Stated task:
Repeat the data below exactly, dropping any pictures it holds.
··········
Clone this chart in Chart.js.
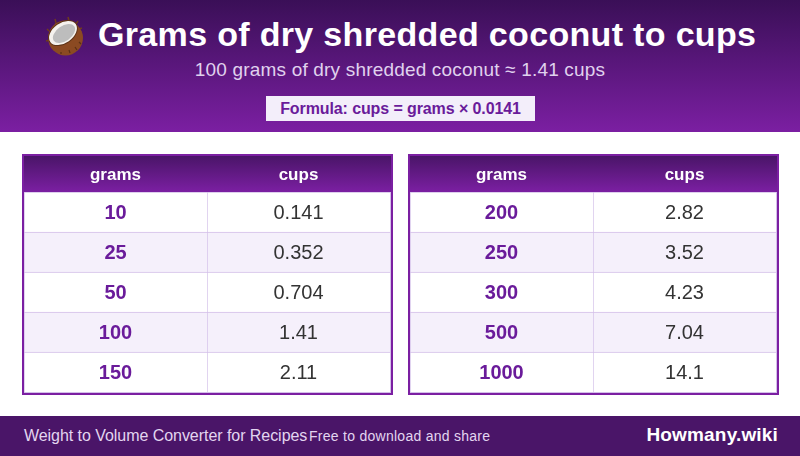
<!DOCTYPE html>
<html>
<head>
    <title>Grams of dry shredded coconut to cups</title>
    <script src="https://cdn.jsdelivr.net/npm/chart.js"></script>
    <style>
        html, body {
            margin: 0;
            padding: 0;
            width: 800px;
            height: 456px;
            overflow: hidden;
            background-color: #fff;
            font-family: "Liberation Sans", Arial, sans-serif;
        }
        .top {
            position: absolute;
            left: 0;
            top: 0;
            width: 800px;
            height: 132px;
            background: linear-gradient(180deg, #3a0f57 0%, #7b1fa2 100%);
        }
        .top svg {
            position: absolute;
            left: 45px;
            top: 16px;
        }
        .top h1 {
            position: absolute;
            left: 98px;
            top: 13px;
            margin: 0;
            color: #fff;
            font-size: 34px;
            letter-spacing: 0.33px;
            line-height: 42px;
            white-space: nowrap;
        }
        .sub {
            position: absolute;
            left: 0;
            top: 59px;
            width: 800px;
            text-align: center;
            color: #e0d2ee;
            font-size: 19px;
            letter-spacing: 0.18px;
            line-height: 22px;
        }
        .formula {
            position: absolute;
            left: 266px;
            top: 96px;
            width: 269px;
            height: 25px;
            line-height: 25px;
            text-align: center;
            background-color: #f3eefa;
            color: #6a1b9a;
            font-size: 16px;
            letter-spacing: -0.1px;
            font-weight: bold;
        }
        .box {
            position: absolute;
            top: 154px;
            width: 367px;
            height: 237px;
            border: 2px solid #7b1fa2;
        }
        .box canvas {
            display: block;
        }
        .bottom {
            position: absolute;
            left: 0;
            top: 416px;
            width: 800px;
            height: 40px;
            background-color: #4a1568;
            color: #e3d5f0;
        }
        .bottom span {
            position: absolute;
            white-space: nowrap;
        }
    </style>
</head>
<body>
    <div class="top">
        <svg width="40" height="42" viewBox="0 0 40 42" role="img" aria-label="coconut">
            <path d="M2 13 L4 15 M1 25 L5 24 M10 3 L11 7 M23 1 L24 5 M33 5 L31 8 M37 12 L34 13" stroke="#6f3d1c" stroke-width="1.5"/>
            <circle cx="20.5" cy="22" r="17.5" fill="#8b4a22"/>
            <path d="M24 34 L25 37 M30 31 L32 34 M16 36 L16 38 M34 26 L36 28" stroke="#5a3014" stroke-width="1.2"/>
            <ellipse cx="18" cy="17" rx="16.5" ry="11" transform="rotate(-35 18 17)" fill="#5f3418"/>
            <ellipse cx="18" cy="17" rx="15.5" ry="10" transform="rotate(-35 18 17)" fill="#f5f2ee"/>
            <ellipse cx="19" cy="17.5" rx="12.5" ry="7.5" transform="rotate(-35 19 17.5)" fill="#bdbdbd"/>
        </svg>
        <h1>Grams of dry shredded coconut to cups</h1>
        <div class="sub">100 grams of dry shredded coconut ≈ 1.41 cups</div>
        <div class="formula">Formula: cups = grams × 0.0141</div>
    </div>

    <div class="box" style="left:22px"><canvas id="tableLeft" width="367" height="237"></canvas></div>
    <div class="box" style="left:408px"><canvas id="tableRight" width="367" height="237"></canvas></div>

    <div class="bottom">
        <span style="left:24px;top:10px;font-size:16px;letter-spacing:-0.05px;line-height:20px">Weight to Volume Converter for Recipes</span>
        <span style="left:309px;top:11px;font-size:14px;letter-spacing:0.27px;line-height:18px">Free to download and share</span>
        <span style="right:22px;top:7px;font-size:19px;letter-spacing:0.17px;line-height:24px;font-weight:bold;color:#fff">Howmany.wiki</span>
    </div>

    <script>
        const columns = ['grams', 'cups'];
        const gramsLeft = ['10', '25', '50', '100', '150'];
        const cupsLeft = ['0.141', '0.352', '0.704', '1.41', '2.11'];
        const gramsRight = ['200', '250', '300', '500', '1000'];
        const cupsRight = ['2.82', '3.52', '4.23', '7.04', '14.1'];

        const LINE = '#d3bfe9';
        const STRIPE = '#f5f0fb';

        // header band, closing lines of the grid and the text of the cells
        const tablePlugin = {
            id: 'tablePlugin',
            beforeDraw(chart) {
                const ctx = chart.ctx;
                const top = chart.chartArea.top;
                const g = ctx.createLinearGradient(0, 0, 0, top);
                g.addColorStop(0, '#4a1568');
                g.addColorStop(1, '#7b1fa2');
                ctx.fillStyle = g;
                ctx.fillRect(0, 0, chart.width, top);
            },
            afterDatasetsDraw(chart) {
                const ctx = chart.ctx;
                const area = chart.chartArea;
                ctx.fillStyle = LINE;
                ctx.fillRect(area.right, area.top, 1, area.bottom - area.top + 1);
                ctx.fillRect(area.left, area.bottom, area.right - area.left, 1);

                ctx.textAlign = 'center';
                ctx.textBaseline = 'middle';
                chart.data.datasets.forEach(function (ds, i) {
                    ctx.font = (i === 0 ? 'bold ' : '') + '20px "Liberation Sans"';
                    ctx.fillStyle = i === 0 ? '#6a1b9a' : '#333333';
                    chart.getDatasetMeta(i).data.forEach(function (bar, j) {
                        const c = bar.getCenterPoint();
                        ctx.fillText(ds.cells[j], c.x, c.y + 1);
                    });
                });
            }
        };

        function drawTable(id, grams, cups) {
            const stripes = grams.map(function (g, i) { return i % 2 ? STRIPE : '#ffffff'; });
            const cell = {
                backgroundColor: stripes,
                borderColor: LINE,
                borderWidth: { top: 1, left: 1, right: 0, bottom: 0 },
                borderSkipped: false,
                barPercentage: 1,
                categoryPercentage: 1
            };
            return new Chart(document.getElementById(id), {
                type: 'bar',
                data: {
                    labels: grams,
                    datasets: [
                        Object.assign({ label: columns[0], data: grams.map(function () { return 1; }), cells: grams }, cell),
                        Object.assign({ label: columns[1], data: cups.map(function () { return 1; }), cells: cups }, cell)
                    ]
                },
                options: {
                    indexAxis: 'y',
                    responsive: false,
                    animation: false,
                    layout: { padding: { right: 1, bottom: 1 } },
                    plugins: { legend: { display: false }, tooltip: { enabled: false } },
                    scales: {
                        x: {
                            type: 'linear',
                            position: 'top',
                            stacked: true,
                            min: 0,
                            max: columns.length,
                            grid: { display: false, drawTicks: false },
                            border: { display: false },
                            afterBuildTicks(axis) {
                                axis.ticks = columns.map(function (c, i) { return { value: i + 0.5 }; });
                            },
                            afterFit(axis) {
                                axis.height = 36;
                            },
                            ticks: {
                                color: '#ffffff',
                                font: { family: '"Liberation Sans"', size: 17, weight: 'bold' },
                                padding: 6,
                                maxRotation: 0,
                                autoSkip: false,
                                callback(value) {
                                    return columns[Math.floor(value)];
                                }
                            }
                        },
                        y: {
                            type: 'category',
                            stacked: true,
                            display: false
                        }
                    }
                },
                plugins: [tablePlugin]
            });
        }

        drawTable('tableLeft', gramsLeft, cupsLeft);
        drawTable('tableRight', gramsRight, cupsRight);
    </script>
</body>
</html>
··········
Response:
Clone this chart in Chart.js.
<!DOCTYPE html>
<html>
<head>
    <title>Grams of dry shredded coconut to cups</title>
    <script src="https://cdn.jsdelivr.net/npm/chart.js"></script>
    <style>
        html, body {
            margin: 0;
            padding: 0;
            width: 800px;
            height: 456px;
            overflow: hidden;
            background-color: #fff;
            font-family: "Liberation Sans", Arial, sans-serif;
        }
        .top {
            position: absolute;
            left: 0;
            top: 0;
            width: 800px;
            height: 132px;
            background: linear-gradient(180deg, #3a0f57 0%, #7b1fa2 100%);
        }
        .top svg {
            position: absolute;
            left: 45px;
            top: 16px;
        }
        .top h1 {
            position: absolute;
            left: 98px;
            top: 13px;
            margin: 0;
            color: #fff;
            font-size: 34px;
            letter-spacing: 0.33px;
            line-height: 42px;
            white-space: nowrap;
        }
        .sub {
            position: absolute;
            left: 0;
            top: 59px;
            width: 800px;
            text-align: center;
            color: #e0d2ee;
            font-size: 19px;
            letter-spacing: 0.18px;
            line-height: 22px;
        }
        .formula {
            position: absolute;
            left: 266px;
            top: 96px;
            width: 269px;
            height: 25px;
            line-height: 25px;
            text-align: center;
            background-color: #f3eefa;
            color: #6a1b9a;
            font-size: 16px;
            letter-spacing: -0.1px;
            font-weight: bold;
        }
        .box {
            position: absolute;
            top: 154px;
            width: 367px;
            height: 237px;
            border: 2px solid #7b1fa2;
        }
        .box canvas {
            display: block;
        }
        .bottom {
            position: absolute;
            left: 0;
            top: 416px;
            width: 800px;
            height: 40px;
            background-color: #4a1568;
            color: #e3d5f0;
        }
        .bottom span {
            position: absolute;
            white-space: nowrap;
        }
    </style>
</head>
<body>
    <div class="top">
        <svg width="40" height="42" viewBox="0 0 40 42" role="img" aria-label="coconut">
            <path d="M2 13 L4 15 M1 25 L5 24 M10 3 L11 7 M23 1 L24 5 M33 5 L31 8 M37 12 L34 13" stroke="#6f3d1c" stroke-width="1.5"/>
            <circle cx="20.5" cy="22" r="17.5" fill="#8b4a22"/>
            <path d="M24 34 L25 37 M30 31 L32 34 M16 36 L16 38 M34 26 L36 28" stroke="#5a3014" stroke-width="1.2"/>
            <ellipse cx="18" cy="17" rx="16.5" ry="11" transform="rotate(-35 18 17)" fill="#5f3418"/>
            <ellipse cx="18" cy="17" rx="15.5" ry="10" transform="rotate(-35 18 17)" fill="#f5f2ee"/>
            <ellipse cx="19" cy="17.5" rx="12.5" ry="7.5" transform="rotate(-35 19 17.5)" fill="#bdbdbd"/>
        </svg>
        <h1>Grams of dry shredded coconut to cups</h1>
        <div class="sub">100 grams of dry shredded coconut ≈ 1.41 cups</div>
        <div class="formula">Formula: cups = grams × 0.0141</div>
    </div>

    <div class="box" style="left:22px"><canvas id="tableLeft" width="367" height="237"></canvas></div>
    <div class="box" style="left:408px"><canvas id="tableRight" width="367" height="237"></canvas></div>

    <div class="bottom">
        <span style="left:24px;top:10px;font-size:16px;letter-spacing:-0.05px;line-height:20px">Weight to Volume Converter for Recipes</span>
        <span style="left:309px;top:11px;font-size:14px;letter-spacing:0.27px;line-height:18px">Free to download and share</span>
        <span style="right:22px;top:7px;font-size:19px;letter-spacing:0.17px;line-height:24px;font-weight:bold;color:#fff">Howmany.wiki</span>
    </div>

    <script>
        const columns = ['grams', 'cups'];
        const gramsLeft = ['10', '25', '50', '100', '150'];
        const cupsLeft = ['0.141', '0.352', '0.704', '1.41', '2.11'];
        const gramsRight = ['200', '250', '300', '500', '1000'];
        const cupsRight = ['2.82', '3.52', '4.23', '7.04', '14.1'];

        const LINE = '#d3bfe9';
        const STRIPE = '#f5f0fb';

        // header band, closing lines of the grid and the text of the cells
        const tablePlugin = {
            id: 'tablePlugin',
            beforeDraw(chart) {
                const ctx = chart.ctx;
                const top = chart.chartArea.top;
                const g = ctx.createLinearGradient(0, 0, 0, top);
                g.addColorStop(0, '#4a1568');
                g.addColorStop(1, '#7b1fa2');
                ctx.fillStyle = g;
                ctx.fillRect(0, 0, chart.width, top);
            },
            afterDatasetsDraw(chart) {
                const ctx = chart.ctx;
                const area = chart.chartArea;
                ctx.fillStyle = LINE;
                ctx.fillRect(area.right, area.top, 1, area.bottom - area.top + 1);
                ctx.fillRect(area.left, area.bottom, area.right - area.left, 1);

                ctx.textAlign = 'center';
                ctx.textBaseline = 'middle';
                chart.data.datasets.forEach(function (ds, i) {
                    ctx.font = (i === 0 ? 'bold ' : '') + '20px "Liberation Sans"';
                    ctx.fillStyle = i === 0 ? '#6a1b9a' : '#333333';
                    chart.getDatasetMeta(i).data.forEach(function (bar, j) {
                        const c = bar.getCenterPoint();
                        ctx.fillText(ds.cells[j], c.x, c.y + 1);
                    });
                });
            }
        };

        function drawTable(id, grams, cups) {
            const stripes = grams.map(function (g, i) { return i % 2 ? STRIPE : '#ffffff'; });
            const cell = {
                backgroundColor: stripes,
                borderColor: LINE,
                borderWidth: { top: 1, left: 1, right: 0, bottom: 0 },
                borderSkipped: false,
                barPercentage: 1,
                categoryPercentage: 1
            };
            return new Chart(document.getElementById(id), {
                type: 'bar',
                data: {
                    labels: grams,
                    datasets: [
                        Object.assign({ label: columns[0], data: grams.map(function () { return 1; }), cells: grams }, cell),
                        Object.assign({ label: columns[1], data: cups.map(function () { return 1; }), cells: cups }, cell)
                    ]
                },
                options: {
                    indexAxis: 'y',
                    responsive: false,
                    animation: false,
                    layout: { padding: { right: 1, bottom: 1 } },
                    plugins: { legend: { display: false }, tooltip: { enabled: false } },
                    scales: {
                        x: {
                            type: 'linear',
                            position: 'top',
                            stacked: true,
                            min: 0,
                            max: columns.length,
                            grid: { display: false, drawTicks: false },
                            border: { display: false },
                            afterBuildTicks(axis) {
                                axis.ticks = columns.map(function (c, i) { return { value: i + 0.5 }; });
                            },
                            afterFit(axis) {
                                axis.height = 36;
                            },
                            ticks: {
                                color: '#ffffff',
                                font: { family: '"Liberation Sans"', size: 17, weight: 'bold' },
                                padding: 6,
                                maxRotation: 0,
                                autoSkip: false,
                                callback(value) {
                                    return columns[Math.floor(value)];
                                }
                            }
                        },
                        y: {
                            type: 'category',
                            stacked: true,
                            display: false
                        }
                    }
                },
                plugins: [tablePlugin]
            });
        }

        drawTable('tableLeft', gramsLeft, cupsLeft);
        drawTable('tableRight', gramsRight, cupsRight);
    </script>
</body>
</html>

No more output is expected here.